---------- Provided material ----------
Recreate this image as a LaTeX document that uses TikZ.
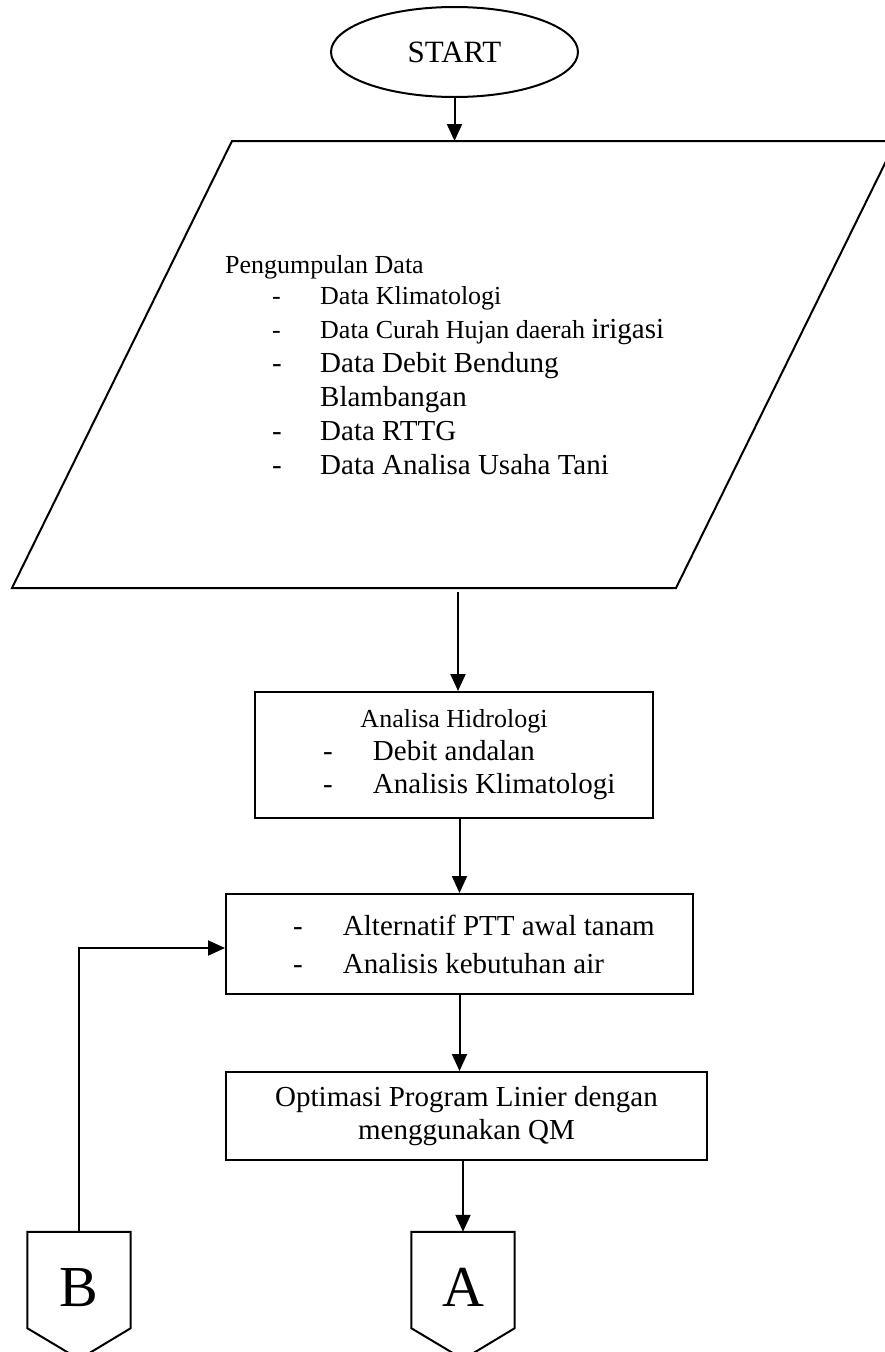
\documentclass[tikz,border=0pt]{standalone}
\usepackage{fontspec}
\setmainfont{Liberation Serif}
\usetikzlibrary{shapes.geometric,arrows.meta,positioning}

\newcommand{\ssize}{\fontsize{26}{31}\selectfont}
\newcommand{\bsize}{\fontsize{29}{34}\selectfont}
\newcommand{\dashitem}[3]{\makebox[#1][l]{\hspace*{#2}-}#3}

\tikzset{
  box/.style={draw,line width=2pt,inner sep=0pt,align=center},
  flow/.style={line width=2pt,-{Triangle[length=17pt,width=15pt]}},
  link/.style={minimum width=103pt,minimum height=96pt,inner sep=0pt,
    text height=52pt,text depth=0pt,font=\fontsize{58}{58}\selectfont},
}

\begin{document}
\begin{tikzpicture}[x=1pt,y=-1pt]
\useasboundingbox (0,0) rectangle (885,1352);
\clip (0,0) rectangle (885,1352);

\node[ellipse,draw,line width=2pt,minimum width=247pt,minimum height=90pt,inner sep=0pt,font=\fontsize{31}{36}\selectfont] (start) at (454.5,52) {START};

\draw[line width=2pt] (232,141) -- (896,141) -- (676,588) -- (12,588) -- cycle;
\coordinate (paratop) at (456,141);
\coordinate (parabot) at (458,588);
\node[anchor=base west,align=left,inner sep=0pt,font=\bsize] (data) at (225,474) {
{\ssize Pengumpulan Data}\\[-3pt]
\ssize\dashitem{95pt}{47pt}{Data Klimatologi}\\
{\ssize\dashitem{95pt}{47pt}{Data Curah Hujan daerah }}irigasi\\
\dashitem{95pt}{47pt}{Data Debit Bendung}\\
\hspace*{95pt}Blambangan\\
\dashitem{95pt}{47pt}{Data RTTG}\\
\dashitem{95pt}{47pt}{Data Analisa Usaha Tani}};

\node[box,minimum width=398pt,minimum height=126pt,font=\fontsize{29}{33}\selectfont] (hidro) at (454,755) {
{\ssize Analisa Hidrologi}\\
\makebox[398pt][l]{\dashitem{118pt}{68pt}{Debit andalan}}\\
\makebox[398pt][l]{\dashitem{118pt}{68pt}{Analisis Klimatologi}}};

\node[box,minimum width=467pt,minimum height=100pt,font=\fontsize{29}{38}\selectfont] (kebutuhan) at (459.5,944) {
\makebox[467pt][l]{\dashitem{117pt}{67pt}{Alternatif PTT awal tanam}}\\
\makebox[467pt][l]{\dashitem{117pt}{67pt}{Analisis kebutuhan air}}};

\node[box,minimum width=481pt,minimum height=88pt,font=\fontsize{29}{33}\selectfont] (optim) at (466.5,1116) {Optimasi Program Linier dengan\\menggunakan QM};

\node[link] (B) at (79,1280) {B};
\node[link] (A) at (463,1280) {A};
\foreach \n in {A,B}
  \draw[line width=2pt] (\n.north west) -- (\n.north east) -- (\n.south east) -- ++(-51.5,31) -- (\n.south west) -- cycle;

\draw[flow] (start.south) -- (start.south |- paratop);
\draw[flow,shorten <=4pt] (parabot) -- (parabot |- hidro.north);
\draw[flow] (kebutuhan |- hidro.south) -- (kebutuhan.north);
\draw[flow] (kebutuhan.south) -- (kebutuhan.south |- optim.north);
\draw[flow] (A |- optim.south) -- (A.north);
\draw[flow] (B.north) |- ([yshift=-4pt]kebutuhan.west);

\end{tikzpicture}
\end{document}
----------
* Written task
From the listing, extract all text exactly as given and drop any picture.

* Full solution
Recreate this image as a LaTeX document that uses TikZ.
\documentclass[tikz,border=0pt]{standalone}
\usepackage{fontspec}
\setmainfont{Liberation Serif}
\usetikzlibrary{shapes.geometric,arrows.meta,positioning}

\newcommand{\ssize}{\fontsize{26}{31}\selectfont}
\newcommand{\bsize}{\fontsize{29}{34}\selectfont}
\newcommand{\dashitem}[3]{\makebox[#1][l]{\hspace*{#2}-}#3}

\tikzset{
  box/.style={draw,line width=2pt,inner sep=0pt,align=center},
  flow/.style={line width=2pt,-{Triangle[length=17pt,width=15pt]}},
  link/.style={minimum width=103pt,minimum height=96pt,inner sep=0pt,
    text height=52pt,text depth=0pt,font=\fontsize{58}{58}\selectfont},
}

\begin{document}
\begin{tikzpicture}[x=1pt,y=-1pt]
\useasboundingbox (0,0) rectangle (885,1352);
\clip (0,0) rectangle (885,1352);

\node[ellipse,draw,line width=2pt,minimum width=247pt,minimum height=90pt,inner sep=0pt,font=\fontsize{31}{36}\selectfont] (start) at (454.5,52) {START};

\draw[line width=2pt] (232,141) -- (896,141) -- (676,588) -- (12,588) -- cycle;
\coordinate (paratop) at (456,141);
\coordinate (parabot) at (458,588);
\node[anchor=base west,align=left,inner sep=0pt,font=\bsize] (data) at (225,474) {
{\ssize Pengumpulan Data}\\[-3pt]
\ssize\dashitem{95pt}{47pt}{Data Klimatologi}\\
{\ssize\dashitem{95pt}{47pt}{Data Curah Hujan daerah }}irigasi\\
\dashitem{95pt}{47pt}{Data Debit Bendung}\\
\hspace*{95pt}Blambangan\\
\dashitem{95pt}{47pt}{Data RTTG}\\
\dashitem{95pt}{47pt}{Data Analisa Usaha Tani}};

\node[box,minimum width=398pt,minimum height=126pt,font=\fontsize{29}{33}\selectfont] (hidro) at (454,755) {
{\ssize Analisa Hidrologi}\\
\makebox[398pt][l]{\dashitem{118pt}{68pt}{Debit andalan}}\\
\makebox[398pt][l]{\dashitem{118pt}{68pt}{Analisis Klimatologi}}};

\node[box,minimum width=467pt,minimum height=100pt,font=\fontsize{29}{38}\selectfont] (kebutuhan) at (459.5,944) {
\makebox[467pt][l]{\dashitem{117pt}{67pt}{Alternatif PTT awal tanam}}\\
\makebox[467pt][l]{\dashitem{117pt}{67pt}{Analisis kebutuhan air}}};

\node[box,minimum width=481pt,minimum height=88pt,font=\fontsize{29}{33}\selectfont] (optim) at (466.5,1116) {Optimasi Program Linier dengan\\menggunakan QM};

\node[link] (B) at (79,1280) {B};
\node[link] (A) at (463,1280) {A};
\foreach \n in {A,B}
  \draw[line width=2pt] (\n.north west) -- (\n.north east) -- (\n.south east) -- ++(-51.5,31) -- (\n.south west) -- cycle;

\draw[flow] (start.south) -- (start.south |- paratop);
\draw[flow,shorten <=4pt] (parabot) -- (parabot |- hidro.north);
\draw[flow] (kebutuhan |- hidro.south) -- (kebutuhan.north);
\draw[flow] (kebutuhan.south) -- (kebutuhan.south |- optim.north);
\draw[flow] (A |- optim.south) -- (A.north);
\draw[flow] (B.north) |- ([yshift=-4pt]kebutuhan.west);

\end{tikzpicture}
\end{document}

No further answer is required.